For a play whose characters spend considerable time standing at attention — or hovering, with disciplined posture, near a testifying witness — there’s an impressive physical dynamism to the Keegan Theatre’s “A Few Good Men.” Aaron Sorkin’s banter-threaded potboiler is a courtroom drama, a genre that can all too easily come off as static. And yet, as directed by Jeremy Skidmore, this entertaining production brims with movement, directional shifts and evolving perspectives. Sitting in the audience, you can almost feel the military establishment bustling around you.
The patriotism, zeal and flaws of that establishment are hinted at in Steven Royal’s striking set, dominated by a massive, near-recumbent U.S. flag that slants across the stage, its fabric drooping onto a staircase at the far right. The flagpole is broad and flat, and its surface becomes a patrol spot and occasional thoroughfare for the play’s characters.
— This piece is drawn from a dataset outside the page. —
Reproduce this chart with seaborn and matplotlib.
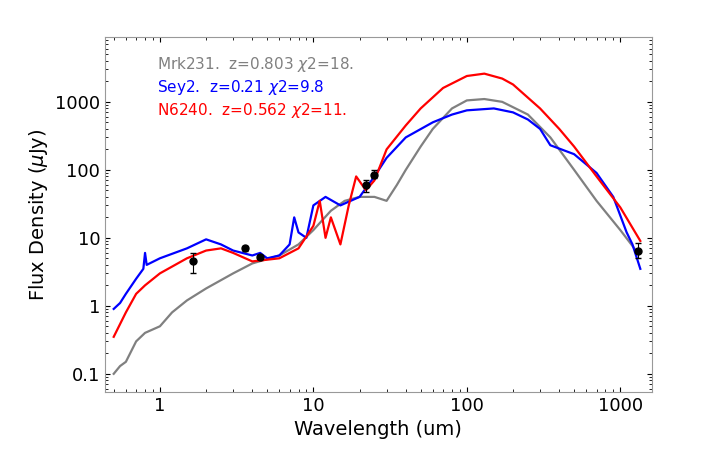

Those characters are military men and one woman, caught up in a court-martial of two Marines. While stationed at Cuba’s Guantanamo Bay, Lance Cpl. Harold W. Dawson (Jon Hudson Odom) and Pfc. Louden Downey (Adi Stein) tied up and gagged a fellow Marine, who later died. Was the tragedy a spontaneous hazing-style incident gone wrong or an act of premeditated revenge? Were superior officers involved? Was there a coverup? Have the Marines been prioritizing loyalty over justice? These and other questions confront the defense lawyers, who become increasingly stressed after their clients refuse to accept a lenient plea deal.